Cross-Validation for Cox MDTL with Elastic Net Regularization

Performs k-fold cross-validation to simultaneously tune the hyperparameter eta (transfer learning weight) and the regularization parameter lambda for the Cox MDTL model with an Elastic Net penalty.

This function evaluates the model performance across a grid of eta and lambda values to select the optimal combination that minimizes the chosen loss function or maximizes the C-index.

Usage

cv.cox_MDTL_enet(
  z,
  delta,
  time,
  stratum = NULL,
  beta,
  vcov = NULL,
  etas = NULL,
  alpha = NULL,
  lambda = NULL,
  nlambda = 100,
  lambda.min.ratio = ifelse(n < p, 0.05, 0.001),
  nfolds = 5,
  cv.criteria = c("V&VH", "LinPred", "CIndex_pooled", "CIndex_foldaverage"),
  c_index_stratum = NULL,
  message = FALSE,
  seed = NULL,
  ...
)

Arguments

z

A numeric matrix or data frame of covariates (n x p).

delta

A numeric vector of event indicators (1 = event, 0 = censored).

time

A numeric vector of observed times.

stratum

Optional numeric or factor vector indicating strata. If NULL, all subjects are assumed to be in the same stratum.

beta

A numeric vector of external coefficients (length p).

vcov

Optional numeric matrix (p x p) representing the weighting matrix \(Q\) for the Mahalanobis penalty. Typically the inverse covariance matrix. If NULL, defaults to the identity matrix.

etas

A numeric vector of candidate eta values to be evaluated.

alpha

The Elastic Net mixing parameter, with \(0 \le \alpha \le 1\). alpha = 1 is the Lasso penalty, and alpha = 0 is the Ridge penalty. If NULL, defaults to 1 (Lasso).

lambda

Optional user-supplied lambda sequence. If NULL, typical usage is to have the program compute its own lambda sequence based on nlambda and lambda.min.ratio.

nlambda

The number of lambda values. Default is 100.

lambda.min.ratio

Smallest value for lambda, as a fraction of lambda.max. Default depends on the sample size relative to the number of predictors.

nfolds

Integer. Number of cross-validation folds. Default is 5.

cv.criteria

Character string specifying the cross-validation criterion. Choices are:

"V&VH" (default): Verweij & Van Houwelingen partial likelihood loss.
"LinPred": Loss based on the prognostic performance of the linear predictor.
"CIndex_pooled": Harrell's C-index computed by pooling predictions across folds.
"CIndex_foldaverage": Harrell's C-index computed within each fold and averaged.

c_index_stratum

Optional stratum vector. Required only when cv.criteria involves stratified C-index calculation but the model itself is unstratified.

message

Logical. If TRUE, progress messages are printed.

seed

Optional integer. Random seed for reproducible fold assignment.

...

Additional arguments passed to the underlying fitting function.

Value

An object of class "cv.cox_MDTL_enet" containing:

best

A list containing the optimal results:

best_eta: The selected eta value.
best_lambda: The selected lambda value.
best_beta: The coefficient vector corresponding to the optimal parameters.
criteria: The selection criterion used.

integrated_stat.full_results

A data frame of performance metrics for all combinations of eta and lambda.

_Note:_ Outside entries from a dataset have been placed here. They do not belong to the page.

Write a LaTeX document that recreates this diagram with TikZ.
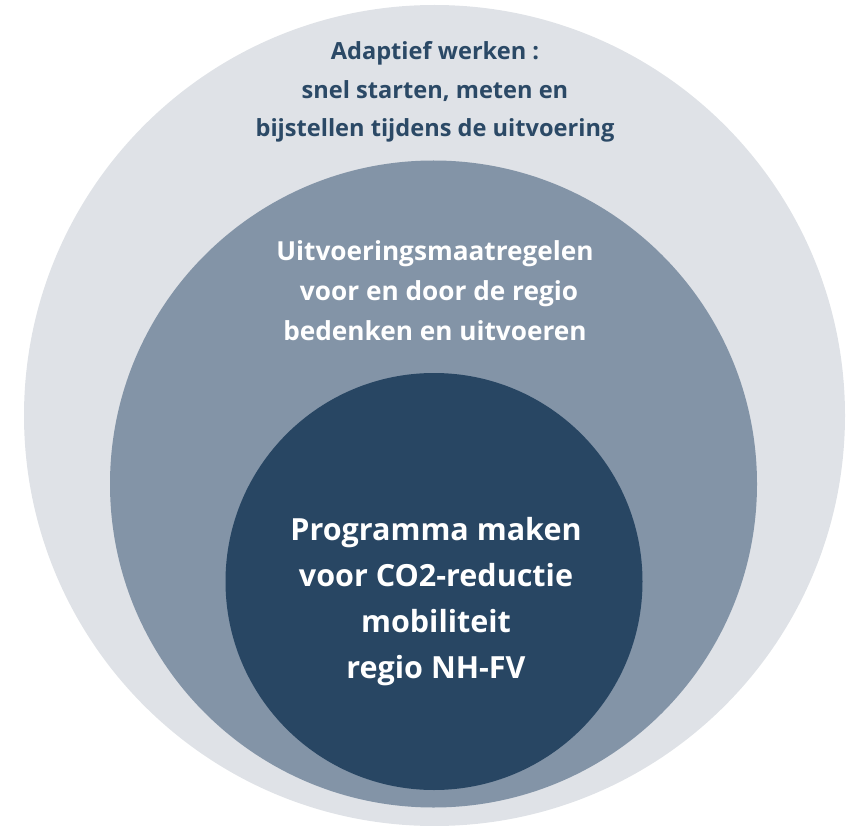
\documentclass[tikz,border=0pt]{standalone}
\usepackage{fontspec}
\setmainfont[Ligatures=NoCommon]{Open Sans}
\definecolor{outerc}{HTML}{DFE2E7}
\definecolor{midc}{HTML}{8394A7}
\definecolor{innerc}{HTML}{284663}
\definecolor{navytext}{HTML}{2B4966}
\tikzset{
  ring/.style={circle, inner sep=0pt, outer sep=0pt},
  outerlabel/.style={align=center, text=navytext, font=\bfseries\fontsize{23.6}{38.5}\selectfont},
  midlabel/.style={align=center, text=white, font=\bfseries\fontsize{26.2}{40}\selectfont},
  innerlabel/.style={align=center, text=white, font=\bfseries\fontsize{30.5}{46}\selectfont},
}
\begin{document}
\begin{tikzpicture}[x=1pt,y=-1pt]
\useasboundingbox (0,0) rectangle (851,826);
\node[ring, fill=outerc, minimum size=821pt] (outer) at (434.5,415.5) {};
\node[ring, fill=midc, minimum size=647pt] (mid) at (433.5,484) {};
\node[ring, fill=innerc, minimum size=417pt] (inner) at (434,581.5) {};
\node[outerlabel] (tout) at (435,92) {Adaptief werken :\\snel starten, meten en\\bijstellen tijdens de uitvoering};
\node[midlabel] (tmid) at (435,290.5) {Uitvoeringsmaatregelen\\\hspace*{8pt}voor en door de regio\\bedenken en uitvoeren};
\node[innerlabel] (tin) at (436,601.5) {Programma maken\\voor CO2-reductie\\mobiliteit\\regio NH-FV};
\end{tikzpicture}
\end{document}
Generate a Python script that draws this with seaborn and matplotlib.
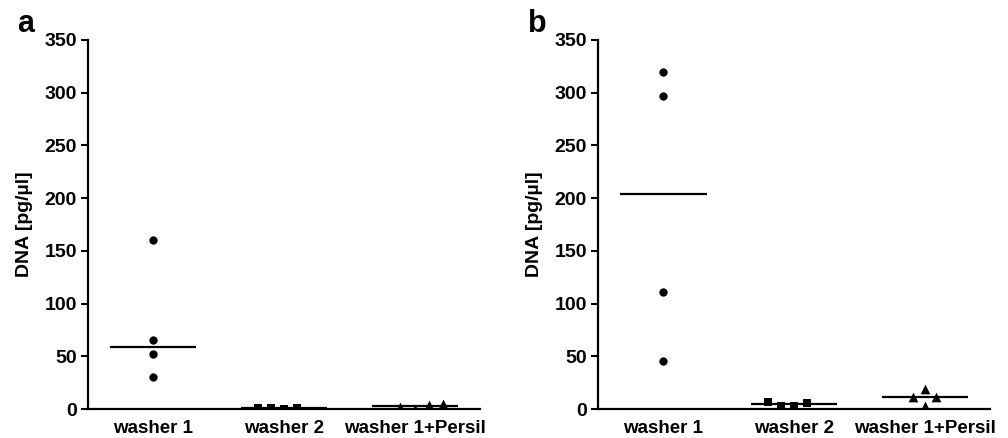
import matplotlib
matplotlib.use("Agg")
import matplotlib.pyplot as plt
import numpy as np
import pandas as pd
import seaborn as sns

categories = ["washer 1", "washer 2", "washer 1+Persil"]
markers = ["o", "s", "^"]
marker_sizes = [6, 6, 7]

# panel a
a_washer1 = [160, 65, 52, 30]
a_washer2 = [1.0, 0.3, 0.6, 1.3]
a_persil = [3.5, 0.3, 1.5, 4.5]

# panel b
b_washer1 = [320, 297, 111, 45.5]
b_washer2 = [6.0, 3.0, 3.0, 6.5]
b_persil = [11, 18.7, 11, 3]

yticks = [0, 50, 100, 150, 200, 250, 300, 350]

sns.set_style("ticks")
plt.rcParams["font.family"] = ["Liberation Sans", "DejaVu Sans"]
plt.rcParams["font.weight"] = "bold"
plt.rcParams["text.color"] = "black"
plt.rcParams["axes.labelcolor"] = "black"
plt.rcParams["xtick.color"] = "black"
plt.rcParams["ytick.color"] = "black"
plt.rcParams["axes.edgecolor"] = "black"


def make_df(groups):
    rows = []
    for cat, vals in zip(categories, groups):
        for v in vals:
            rows.append({"group": cat, "dna": v})
    return pd.DataFrame(rows)


def draw_panel(ax, df):
    # median line per group
    sns.boxplot(data=df, x="group", y="dna", order=categories, ax=ax,
                width=0.66, showbox=False, showcaps=False, showfliers=False,
                whiskerprops={"visible": False},
                medianprops={"color": "black", "linewidth": 1.6})
    for cat, m, sz in zip(categories, markers, marker_sizes):
        sub = df[df["group"] == cat]
        sns.swarmplot(data=sub, x="group", y="dna", order=categories, ax=ax,
                      color="black", marker=m, size=sz, linewidth=3,
                      edgecolor=(1, 1, 1, 0))
    ax.set_ylim(0, 350)
    ax.set_xlim(-0.5, 2.5)
    ax.set_yticks(yticks)
    ax.set_xlabel("")
    ax.set_ylabel("DNA [pg/µl]", fontsize=14, fontweight="bold", labelpad=8)
    for s in ["left", "bottom"]:
        ax.spines[s].set_linewidth(1.6)
    sns.despine(ax=ax)
    ax.tick_params(axis="y", length=5, width=1.5, labelsize=14, pad=3)
    ax.tick_params(axis="x", length=0, labelsize=13.5, pad=8)
    for lab in ax.get_xticklabels() + ax.get_yticklabels():
        lab.set_fontweight("bold")


fig = plt.figure(figsize=(10.08, 4.38), dpi=100)
ax1 = fig.add_axes([0.0873, 0.0662, 0.3889, 0.8425])
ax2 = fig.add_axes([0.5933, 0.0662, 0.3889, 0.8425])

draw_panel(ax1, make_df([a_washer1, a_washer2, a_persil]))
draw_panel(ax2, make_df([b_washer1, b_washer2, b_persil]))

fig.text(0.017, 0.927, "a", fontsize=22, fontweight="bold")
fig.text(0.524, 0.927, "b", fontsize=22, fontweight="bold")

fig.savefig("out.png", dpi=100)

integrated_stat.best_per_eta

A data frame summarizing the best lambda and performance metric for each eta.

integrated_stat.betahat_best

A matrix of coefficients for the best lambda at each eta.

criteria

The selection criterion used.

alpha

The elastic net mixing parameter used.

nfolds

The number of folds used.

Examples

if (FALSE) { # \dontrun{
data(ExampleData_highdim)
train_dat_highdim <- ExampleData_highdim$train
beta_external_highdim <- ExampleData_highdim$beta_external

eta_list <- generate_eta(method = "exponential", n = 50, max_eta = 10)

cv.cox_MDTL_enet_est <- cv.cox_MDTL_enet(
  z = train_dat_highdim$z,
  delta = train_dat_highdim$status,
  time = train_dat_highdim$time,
  stratum = train_dat_highdim$stratum,
  beta = beta_external_highdim,
  vcov = NULL,
  etas = eta_list,
  alpha = 1,
  cv.criteria = "CIndex_pooled",
  message = TRUE
)
} # }